S: This is an interesting problem to tackle. I’ve asked you, having a clear vision of the map of the ages of the past, I’ve asked you to describe the map including future, and yet it’s difficult to say where am I standing when I’m looking at that map if that all-knowing future being then is included on the map, you wouldn’t be able to project in front of you the map if that part of you becomes on the map itself, so it would be, a perspective might be looking around you at the different things, rather than looking down at “okay, now I will include the future concept on the map.” It seems to me the same intellectual exercise we can say, being a history buff you can say “World War II was 1939 to 1943” but if you happened to be standing in 1941 and I came to you and said, when is world war II, then the question is very difficult to deal with, because it isn’t contained on the map of time yet. So I might be asking you, when I’m asking you, “tell me about the essence of being in the next age,” it becomes a very interesting challenge.

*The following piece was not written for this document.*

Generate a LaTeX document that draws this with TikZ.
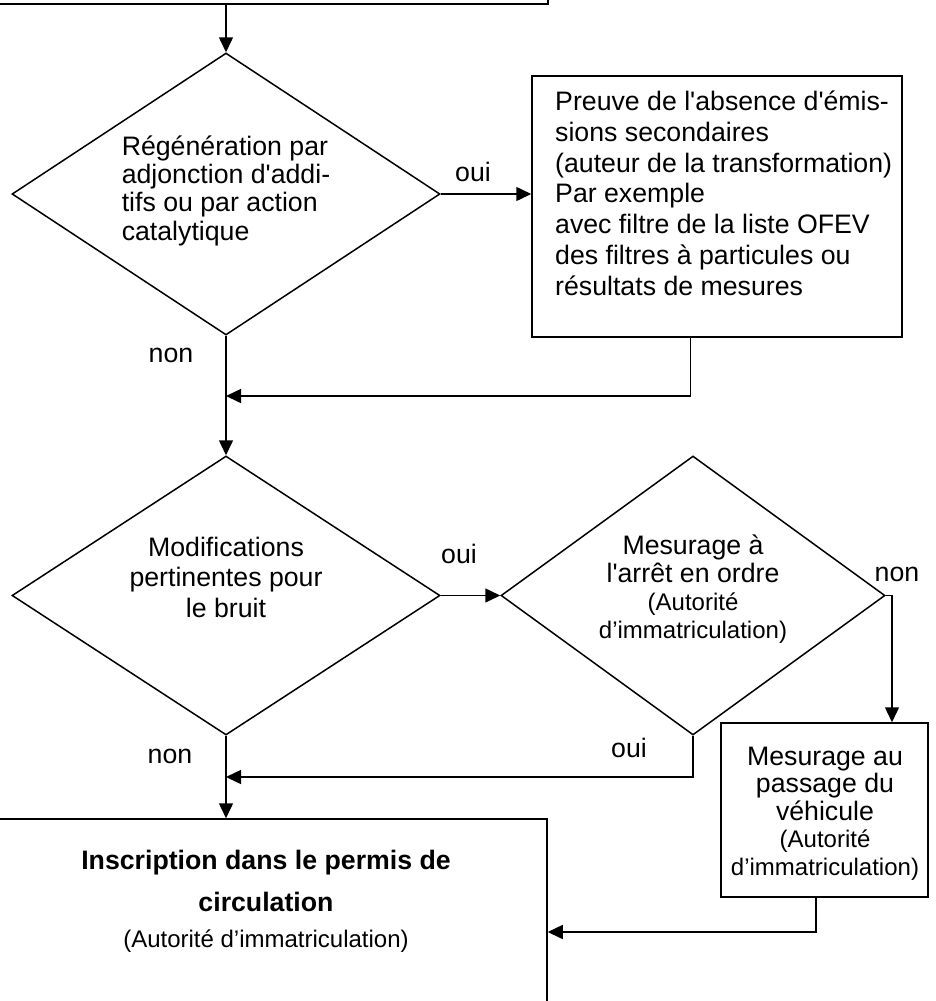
\documentclass[tikz,border=0pt]{standalone}
\usepackage{fontspec}
\setmainfont{Liberation Sans}[Ligatures=TeXOff]
\usetikzlibrary{shapes.geometric,arrows.meta,calc}
\newcommand\smallf{\fontsize{24}{28}\selectfont}
\tikzset{
  ln/.style={line width=1.5pt, draw=black},
  arr/.style={ln, -{Triangle[length=15pt,width=14pt]}},
  boxnode/.style={ln, rectangle, inner sep=0pt},
  dia/.style={ln, diamond, inner sep=0pt},
  txt/.style={inner sep=0pt, anchor=base},
  lbl/.style={inner sep=0pt, font={\fontsize{26.7}{28}\selectfont}},
}
\begin{document}
\begin{tikzpicture}[x=1pt,y=-1pt]
\useasboundingbox (0,0) rectangle (936,1001);
\clip (0,0) rectangle (936,1001);
\fill[white] (0,0) rectangle (936,1001);

% shapes
\node[boxnode, minimum width=568pt, minimum height=54pt] (top) at (264,-23) {};
\node[dia, minimum width=428pt, minimum height=282pt] (d1) at (226,194) {};
\node[boxnode, minimum width=370pt, minimum height=261pt] (box2) at (717,206.5) {};
\node[dia, minimum width=428pt, minimum height=279pt] (d2) at (226,595.5) {};
\node[dia, minimum width=384pt, minimum height=279pt] (d3) at (693,595.5) {};
\node[boxnode, minimum width=207pt, minimum height=174pt] (box4) at (824.5,810) {};
\node[boxnode, minimum width=567pt, minimum height=231pt] (box5) at (263.5,934.5) {};

% texts (anchor = baseline of the last line)
\node[txt, align=left, font={\fontsize{26.7}{28.3}\selectfont}] (t1) at (226,240)
  {Régénération par\\adjonction d'addi-\\tifs ou par action\\catalytique};
\node[txt, anchor=base west, align=left, font={\fontsize{26.7}{30.7}\selectfont}] (t2) at (555,295)
  {Preuve de l'absence d'émis-\\sions secondaires\\(auteur de la transformation)\\Par exemple\\avec filtre de la liste OFEV\\des filtres à particules ou\\résultats de mesures};
\node[txt, align=center, font={\fontsize{26.7}{30.5}\selectfont}] (t3) at (226,617)
  {Modifications\\pertinentes pour\\le bruit};
\node[txt, align=center, font={\fontsize{26.7}{27.7}\selectfont}] (t4) at (693,638)
  {Mesurage à\\l'arrêt en ordre\\{\smallf (Autorité}\\{\smallf d’immatriculation)}};
\node[txt, align=center, font={\fontsize{26.7}{27.5}\selectfont}] (t5) at (825,875)
  {Mesurage au\\passage du\\véhicule\\{\smallf (Autorité}\\{\smallf d’immatriculation)}};
\node[txt, align=center, font={\fontsize{26.7}{36}\selectfont}] (t6) at (266,947)
  {\textbf{Inscription dans le permis de}\\[6pt]\textbf{circulation}\\{\smallf (Autorité d’immatriculation)}};

% labels
\node[lbl] (l1) at (473,172) {oui};
\node[lbl] (l2) at (171,355) {non};
\node[lbl] (l3) at (459,554) {oui};
\node[lbl] (l4) at (897,574) {non};
\node[lbl] (l5) at (629,748) {oui};
\node[lbl] (l6) at (170,756) {non};

% junction coordinates
\coordinate (j1) at (226,396);
\coordinate (j2) at (226,777);
\coordinate (c6) at (892,595.5);
\coordinate (c9) at (816,932);

% connectors
\draw[arr] (top.south -| d1.north) -- (d1.north);
\draw[arr] (d1.east) -- (box2.west |- d1.east);
\draw[arr] (d1.south) -- (d2.north);
\draw[arr] ([xshift=159pt]box2.south west) |- (j1);
\draw[arr] (d2.east) -- (d3.west);
\draw[arr] (d3.east) -- (c6) -- (c6 |- box4.north);
\draw[arr] (d3.south) |- (j2);
\draw[arr] (d2.south) -- (box5.north -| d2.south);
\draw[arr] (c9 |- box4.south) -- (c9) -- (c9 -| box5.east);
\end{tikzpicture}
\end{document}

F: I had a pretty good sense of it. I don’t know if I communicated it. But if you were asking me in the middle of World War II “when are the dates of world war II,” there’s a different reason I think why I wouldn’t be able to answer it, or why my answers might not seem right later. There’s an infinity of answers to that, all of which are true in a different reality, and we haven’t yet decided which one we’re moving into. I think. This is how Charles and I have talked about the Seth material. There are probably realities in which the third world war happened. Fortunately, we didn’t go there. It’s all speculation, of course, but it seems true.